Does Koepka need to win more regular PGA Tour titles to be taken seriously as one of the game’s greatest players? It’s a fascinating question, and one without an obviously correct answer. But Koepka is still only 29 years old, and he has plenty of time to make the question moot – if he wants to. Maybe he doesn’t. Perhaps Koepka will self-consciously use the normal PGA Tour grind as little more than a (lucrative) laboratory and warm-up track, fully fueling his precision-crafted golfing engine only four times a year as he openly mocks the FedEx Cup. I’m already a little bit smitten with Koepka as it is; how much more awesome would that approach make him?
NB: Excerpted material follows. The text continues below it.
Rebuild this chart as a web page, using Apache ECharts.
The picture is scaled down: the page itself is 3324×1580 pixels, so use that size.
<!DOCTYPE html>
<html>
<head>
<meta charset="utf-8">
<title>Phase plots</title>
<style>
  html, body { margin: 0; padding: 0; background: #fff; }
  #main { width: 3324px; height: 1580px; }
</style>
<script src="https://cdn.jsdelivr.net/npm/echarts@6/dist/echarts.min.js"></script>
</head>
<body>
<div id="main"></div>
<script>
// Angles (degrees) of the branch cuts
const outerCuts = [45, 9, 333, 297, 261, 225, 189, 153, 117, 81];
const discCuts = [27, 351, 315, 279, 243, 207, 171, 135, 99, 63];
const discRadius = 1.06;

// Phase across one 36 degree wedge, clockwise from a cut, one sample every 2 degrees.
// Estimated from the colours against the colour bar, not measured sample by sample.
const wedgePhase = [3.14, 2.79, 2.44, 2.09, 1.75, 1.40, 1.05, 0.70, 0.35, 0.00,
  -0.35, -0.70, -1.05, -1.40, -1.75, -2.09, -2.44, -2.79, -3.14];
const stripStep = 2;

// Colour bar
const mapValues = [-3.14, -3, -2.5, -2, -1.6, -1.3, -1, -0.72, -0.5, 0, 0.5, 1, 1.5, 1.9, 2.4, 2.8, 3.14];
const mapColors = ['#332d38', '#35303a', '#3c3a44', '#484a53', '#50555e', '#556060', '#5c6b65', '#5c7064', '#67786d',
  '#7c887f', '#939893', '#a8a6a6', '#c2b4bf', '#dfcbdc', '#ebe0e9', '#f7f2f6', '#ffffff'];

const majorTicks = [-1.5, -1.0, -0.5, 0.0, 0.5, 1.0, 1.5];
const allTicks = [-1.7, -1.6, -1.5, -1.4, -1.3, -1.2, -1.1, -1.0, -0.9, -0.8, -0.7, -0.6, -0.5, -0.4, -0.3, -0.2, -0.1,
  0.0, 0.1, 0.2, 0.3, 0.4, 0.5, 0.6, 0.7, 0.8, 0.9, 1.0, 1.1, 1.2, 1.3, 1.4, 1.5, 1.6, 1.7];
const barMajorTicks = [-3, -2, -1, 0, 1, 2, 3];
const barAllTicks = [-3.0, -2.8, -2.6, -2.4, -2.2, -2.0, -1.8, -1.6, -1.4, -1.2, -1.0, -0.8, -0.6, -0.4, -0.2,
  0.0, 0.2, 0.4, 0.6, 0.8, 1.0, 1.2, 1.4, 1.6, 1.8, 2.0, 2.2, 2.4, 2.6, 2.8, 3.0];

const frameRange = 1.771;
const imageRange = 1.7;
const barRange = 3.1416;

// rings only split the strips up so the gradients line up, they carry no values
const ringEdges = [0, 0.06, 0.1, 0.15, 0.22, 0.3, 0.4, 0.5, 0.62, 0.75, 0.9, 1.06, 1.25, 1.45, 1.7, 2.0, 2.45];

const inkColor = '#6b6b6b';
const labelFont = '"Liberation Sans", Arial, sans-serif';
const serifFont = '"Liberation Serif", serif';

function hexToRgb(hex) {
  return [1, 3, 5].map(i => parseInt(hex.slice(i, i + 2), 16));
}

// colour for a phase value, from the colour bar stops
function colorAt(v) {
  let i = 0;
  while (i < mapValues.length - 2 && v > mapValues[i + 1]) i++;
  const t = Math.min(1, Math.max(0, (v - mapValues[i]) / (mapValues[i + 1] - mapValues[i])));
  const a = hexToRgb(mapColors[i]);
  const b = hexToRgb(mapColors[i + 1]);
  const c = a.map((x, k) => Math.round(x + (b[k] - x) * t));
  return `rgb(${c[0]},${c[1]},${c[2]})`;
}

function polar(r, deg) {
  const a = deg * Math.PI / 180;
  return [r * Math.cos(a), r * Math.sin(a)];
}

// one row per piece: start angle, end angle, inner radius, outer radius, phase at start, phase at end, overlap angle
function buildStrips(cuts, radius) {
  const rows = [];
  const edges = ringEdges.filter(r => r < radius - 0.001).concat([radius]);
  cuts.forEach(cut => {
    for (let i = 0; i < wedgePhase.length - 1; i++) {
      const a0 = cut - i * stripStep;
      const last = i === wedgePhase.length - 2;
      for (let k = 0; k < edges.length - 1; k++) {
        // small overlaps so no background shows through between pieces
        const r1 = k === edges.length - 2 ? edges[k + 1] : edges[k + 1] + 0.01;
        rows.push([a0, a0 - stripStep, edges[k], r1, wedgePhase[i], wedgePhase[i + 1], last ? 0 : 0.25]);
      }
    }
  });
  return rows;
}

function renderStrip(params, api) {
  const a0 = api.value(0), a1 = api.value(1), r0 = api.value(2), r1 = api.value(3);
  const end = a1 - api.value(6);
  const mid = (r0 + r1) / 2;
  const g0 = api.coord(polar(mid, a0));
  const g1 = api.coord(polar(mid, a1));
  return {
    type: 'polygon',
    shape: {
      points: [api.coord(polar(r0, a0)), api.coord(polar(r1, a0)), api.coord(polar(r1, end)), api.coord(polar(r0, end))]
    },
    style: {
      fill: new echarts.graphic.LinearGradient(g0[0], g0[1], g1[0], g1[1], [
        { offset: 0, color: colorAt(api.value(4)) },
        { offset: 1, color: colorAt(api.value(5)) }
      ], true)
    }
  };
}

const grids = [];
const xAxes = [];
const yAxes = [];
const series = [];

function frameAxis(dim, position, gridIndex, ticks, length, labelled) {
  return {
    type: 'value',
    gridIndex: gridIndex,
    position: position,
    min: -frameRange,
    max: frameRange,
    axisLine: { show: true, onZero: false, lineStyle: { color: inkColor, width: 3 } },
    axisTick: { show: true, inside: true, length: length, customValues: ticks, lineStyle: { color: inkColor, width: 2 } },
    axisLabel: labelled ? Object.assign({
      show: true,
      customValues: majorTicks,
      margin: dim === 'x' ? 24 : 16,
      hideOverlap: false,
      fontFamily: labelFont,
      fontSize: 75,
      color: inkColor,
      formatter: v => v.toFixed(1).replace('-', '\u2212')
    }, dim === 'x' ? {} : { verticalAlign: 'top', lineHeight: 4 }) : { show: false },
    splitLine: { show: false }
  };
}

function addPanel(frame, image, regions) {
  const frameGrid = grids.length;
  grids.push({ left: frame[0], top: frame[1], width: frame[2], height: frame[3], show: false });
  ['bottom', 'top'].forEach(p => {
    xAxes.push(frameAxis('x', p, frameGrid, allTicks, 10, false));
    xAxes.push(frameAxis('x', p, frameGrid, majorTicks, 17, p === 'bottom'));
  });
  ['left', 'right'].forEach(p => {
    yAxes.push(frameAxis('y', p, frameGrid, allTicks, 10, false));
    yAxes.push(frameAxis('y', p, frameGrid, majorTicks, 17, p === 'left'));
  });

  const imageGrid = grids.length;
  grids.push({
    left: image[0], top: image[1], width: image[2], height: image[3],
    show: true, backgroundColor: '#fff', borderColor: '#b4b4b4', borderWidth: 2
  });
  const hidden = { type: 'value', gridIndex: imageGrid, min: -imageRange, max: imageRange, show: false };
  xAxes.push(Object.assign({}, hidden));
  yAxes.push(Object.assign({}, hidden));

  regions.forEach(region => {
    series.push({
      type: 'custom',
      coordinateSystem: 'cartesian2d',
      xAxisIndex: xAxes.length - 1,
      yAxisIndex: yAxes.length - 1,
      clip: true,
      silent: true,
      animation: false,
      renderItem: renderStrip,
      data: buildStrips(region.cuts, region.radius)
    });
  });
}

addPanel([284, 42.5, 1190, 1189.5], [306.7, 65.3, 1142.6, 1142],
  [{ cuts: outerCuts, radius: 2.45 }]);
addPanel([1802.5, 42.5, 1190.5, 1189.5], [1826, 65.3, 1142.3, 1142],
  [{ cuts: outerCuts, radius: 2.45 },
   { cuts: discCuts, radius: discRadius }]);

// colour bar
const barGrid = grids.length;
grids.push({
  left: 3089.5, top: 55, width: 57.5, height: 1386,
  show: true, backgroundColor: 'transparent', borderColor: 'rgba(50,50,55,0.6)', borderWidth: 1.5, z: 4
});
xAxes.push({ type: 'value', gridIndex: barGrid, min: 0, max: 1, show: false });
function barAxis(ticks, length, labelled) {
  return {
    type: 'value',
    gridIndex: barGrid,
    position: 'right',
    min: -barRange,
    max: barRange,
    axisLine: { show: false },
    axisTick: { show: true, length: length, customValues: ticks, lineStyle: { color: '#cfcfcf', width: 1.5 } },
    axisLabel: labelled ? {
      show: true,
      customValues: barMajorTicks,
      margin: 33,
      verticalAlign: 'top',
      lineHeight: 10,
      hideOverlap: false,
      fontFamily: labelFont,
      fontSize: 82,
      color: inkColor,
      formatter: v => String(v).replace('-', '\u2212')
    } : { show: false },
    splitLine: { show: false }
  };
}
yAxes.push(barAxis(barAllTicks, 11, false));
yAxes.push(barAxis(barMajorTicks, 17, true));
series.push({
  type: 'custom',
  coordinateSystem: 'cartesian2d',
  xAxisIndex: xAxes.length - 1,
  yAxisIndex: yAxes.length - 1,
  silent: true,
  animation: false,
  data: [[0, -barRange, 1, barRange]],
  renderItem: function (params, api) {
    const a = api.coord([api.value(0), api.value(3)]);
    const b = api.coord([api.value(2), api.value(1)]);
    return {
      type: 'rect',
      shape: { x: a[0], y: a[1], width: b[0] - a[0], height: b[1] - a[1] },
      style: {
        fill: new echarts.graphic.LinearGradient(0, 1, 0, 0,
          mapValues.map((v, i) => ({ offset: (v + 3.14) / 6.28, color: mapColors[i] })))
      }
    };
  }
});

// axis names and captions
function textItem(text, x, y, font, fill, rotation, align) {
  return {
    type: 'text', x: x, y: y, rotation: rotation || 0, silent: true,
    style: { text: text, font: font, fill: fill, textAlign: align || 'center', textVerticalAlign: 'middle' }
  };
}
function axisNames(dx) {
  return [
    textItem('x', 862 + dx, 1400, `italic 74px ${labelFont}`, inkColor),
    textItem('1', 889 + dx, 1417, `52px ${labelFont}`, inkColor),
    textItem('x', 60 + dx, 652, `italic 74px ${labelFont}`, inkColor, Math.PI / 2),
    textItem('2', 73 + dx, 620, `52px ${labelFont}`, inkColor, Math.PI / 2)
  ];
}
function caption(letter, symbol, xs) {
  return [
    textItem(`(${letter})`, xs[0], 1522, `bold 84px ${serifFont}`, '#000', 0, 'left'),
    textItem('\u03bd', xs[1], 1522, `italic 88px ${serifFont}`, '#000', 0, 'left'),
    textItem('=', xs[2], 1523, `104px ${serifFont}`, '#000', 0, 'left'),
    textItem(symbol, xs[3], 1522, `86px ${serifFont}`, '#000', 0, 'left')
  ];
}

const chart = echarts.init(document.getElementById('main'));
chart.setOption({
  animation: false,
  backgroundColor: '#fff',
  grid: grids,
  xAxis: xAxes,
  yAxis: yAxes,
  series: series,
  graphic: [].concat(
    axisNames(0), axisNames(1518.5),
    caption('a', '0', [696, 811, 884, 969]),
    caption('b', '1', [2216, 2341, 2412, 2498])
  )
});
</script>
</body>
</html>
Meanwhile, following his April win in Augusta, Tiger missed the cut at Bethpage and backdoored his way into a tie for 21st at Pebble by birdieing six of his final 12 holes. Has the Big Cat Revival already climaxed? I’m not at all prepared to say that, but I will say this: for the first time this decade, everyone knows for certain who the best golfer in the world is when it really, really matters. It’s Brooks Koepka, and it’s not even close.